В сердцевине паутинки, какую рождает пейзаж, словно сотворённый Михайловым:
«Конец марта… День, по капле стекая с веток, тает. Прозрачные и хрупкие от осторожного прикосновения ветра – они, кажется, звенят. И звук этот, нежный и томительный, неясный и смутный, как выдох, повисает в воздухе. И дрожит паутиной. А потом исчезает. Вместе с раскисшей дорогой и, словно перевалившееся через край кастрюли наружу тесто, обочиной. Вместе с небом, которое поглотил свинец».
Сложно объяснить, что действует необыкновенно – от соприкосновения читательского сознания с этюдом писателя…
Высшее мастерство – когда это не чувствуется: всё естественно, как ветки эти, нежная томительность воздуха, веленевые разводы бледного месяца весны.
Проза сама ложится в сознание сердца.
…Девушка в церкви зажигает свечу, и молится – всею собою: за живых, возможно? сама становясь немножко мёртвой в пределах молитвы, насаживая на копьецо огня свою боль, и – вместе – сочетая с ним, с золотистыми волокнами лапидарного пламени – любовь свою…
Потаённую для наблюдателя, перекатывающего в пещере сознания разные понятия жизни: для лучшего усвоения их.
Писатель словно поднимается по ступеням строк-фраз в хрустальную башню, из которой отчётливее видны во многом столь смутные феномены жизни:
«Она живёт своею кротостью. И, стало быть, век её короток. И она коротает его, как может, как умрёт, словно Марина Мнишек в сырой и промозглой башне Кремля. Я стараюсь заглянуть ей в лицо, осторожно, словно опытный рыболов или коллекционер редких видов растений, чтобы не отпугнуть это выражение».

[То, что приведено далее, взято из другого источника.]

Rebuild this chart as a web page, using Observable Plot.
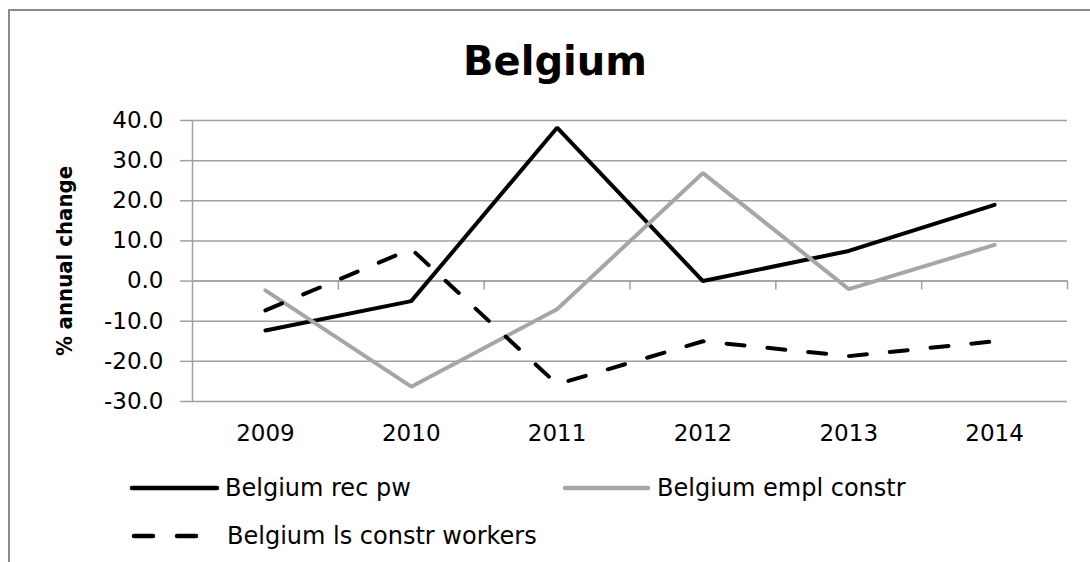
<!DOCTYPE html>
<html>
<head>
<meta charset="utf-8">
<script src="https://cdn.jsdelivr.net/npm/d3@7"></script>
<script src="https://cdn.jsdelivr.net/npm/@observablehq/plot@0.6"></script>
<style>
  html, body { margin: 0; padding: 0; background: #fff; }
  #wrap { position: relative; width: 1090px; height: 562px; overflow: hidden; background: #fff; }
  #border { position: absolute; left: 8px; top: 9px; width: 1200px; height: 700px;
            border-top: 2px solid #8a8a8a; border-left: 2px solid #8a8a8a; }
  #chart { position: absolute; left: 0; top: 0; }
  #overlay { position: absolute; left: 0; top: 0; pointer-events: none; }
</style>
</head>
<body>
<div id="wrap">
  <div id="border"></div>
  <div id="chart"></div>
  <svg id="overlay" width="1090" height="562"></svg>
</div>
<script>
const titleText = "Belgium";
const yLabel = "% annual change";
const years = [2009, 2010, 2011, 2012, 2013, 2014];
const yTicks = [-30, -20, -10, 0, 10, 20, 30, 40];
const seriesNames = ["Belgium rec pw", "Belgium empl constr", "Belgium ls constr workers"];
const recPw = [-12.3, -5.0, 38.2, 0.0, 7.5, 19.0];
const emplConstr = [-2.3, -26.3, -7.0, 26.9, -2.0, 9.0];
const lsConstrWorkers = [-7.3, 8.0, -25.7, -15.0, -18.7, -15.0];

const seriesValues = [recPw, emplConstr, lsConstrWorkers];
const seriesStyle = [
  {stroke: "#000000", dash: null},
  {stroke: "#a6a6a6", dash: null},
  {stroke: "#000000", dash: "18,23"}
];
const data = seriesNames.map((name, s) => years.map((yr, i) => ({series: name, year: yr, value: seriesValues[s][i]})));
// category boundaries for the Excel-style tick marks
const boundaries = years.map(y => y + 0.5);

const gridColor = "#a0a0a0";

const chart = Plot.plot({
  width: 1090,
  height: 460,
  marginLeft: 192,
  marginRight: 23,
  marginTop: 120,
  marginBottom: 59,
  style: {fontFamily: "DejaVu Sans", fontSize: "23px", color: "#000", background: "transparent"},
  x: {domain: [years[0] - 0.5, years[years.length - 1] + 0.5]},
  y: {domain: [yTicks[0], yTicks[yTicks.length - 1]]},
  marks: [
    Plot.gridY(yTicks, {stroke: gridColor, strokeOpacity: 1, strokeWidth: 1.5}),
    Plot.axisY(yTicks, {tickSize: 12, tickPadding: 17, stroke: gridColor, strokeWidth: 1.5,
      tickFormat: d => d.toFixed(1), label: null, fill: "#000"}),
    Plot.frame({anchor: "left", stroke: gridColor, strokeWidth: 1.5}),
    Plot.ruleY([0], {stroke: gridColor, strokeWidth: 1.5}),
    Plot.ruleX(boundaries, {y1: 0, y2: -2.2, stroke: gridColor, strokeWidth: 1.5}),
    Plot.axisX(years, {tickSize: 0, tickPadding: 23, tickFormat: d => String(d), label: null, fill: "#000"}),
    ...data.map((rows, s) => Plot.line(rows, {
      x: "year", y: "value",
      stroke: seriesStyle[s].stroke, strokeWidth: 4,
      strokeDasharray: seriesStyle[s].dash || undefined,
      strokeLinecap: "round", strokeLinejoin: "miter"
    })),
    Plot.text([yLabel], {frameAnchor: "left", text: d => d, rotate: -90, dx: -128,
      textAnchor: "middle", lineAnchor: "middle",
      fontWeight: "bold", fontSize: 22, fontFamily: "'DejaVu Sans Condensed', 'Liberation Sans Narrow', 'DejaVu Sans'", fill: "#000"})
  ]
});
document.getElementById("chart").appendChild(chart);

// title and legend
const ov = d3.select("#overlay");
ov.append("text")
  .attr("x", 555).attr("y", 75)
  .attr("text-anchor", "middle")
  .attr("font-family", "DejaVu Sans").attr("font-weight", "bold").attr("font-size", 40)
  .attr("fill", "#000")
  .text(titleText);

const legendItems = [
  {x1: 132, x2: 217, tx: 225, y: 488},
  {x1: 565, x2: 648, tx: 657, y: 488},
  {x1: 134, x2: 198, tx: 227, y: 536}
];
seriesNames.forEach((name, s) => {
  const L = legendItems[s];
  ov.append("line")
    .attr("x1", L.x1).attr("x2", L.x2).attr("y1", L.y).attr("y2", L.y)
    .attr("stroke", seriesStyle[s].stroke).attr("stroke-width", 4.5)
    .attr("stroke-linecap", "round")
    .attr("stroke-dasharray", seriesStyle[s].dash ? "19,24" : null);
  ov.append("text")
    .attr("x", L.tx).attr("y", L.y + 8)
    .attr("font-family", "DejaVu Sans").attr("font-size", 24)
    .attr("fill", "#000")
    .text(name);
});
</script>
</body>
</html>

В простоте, в естественном дыхании мастерски выверенной, княжьей будто, речи растворена такая сложность макрокосма, все мы – капельки которого, сложно соединённые капельки, не чувствующие единства вселенной, связанности, смертельно-воскресительной соединённости всего со всем.
Странное ощущение: действительность зримая – есть своеобразный рисунок, как голограмма объёмный, нанесённый на ткань.
Сдёрнуть ткань – обнажатся самые механизмы жизни, туго работающие в виноградной своей красоте.
Необычайные.
Именно такое ощущение остаётся после прочтения этюда Игоря Михайлова «Кроткая».
И богатое послевкусие работает в сознании, готовом к тонкости восприятия, очистительно – осветляя его.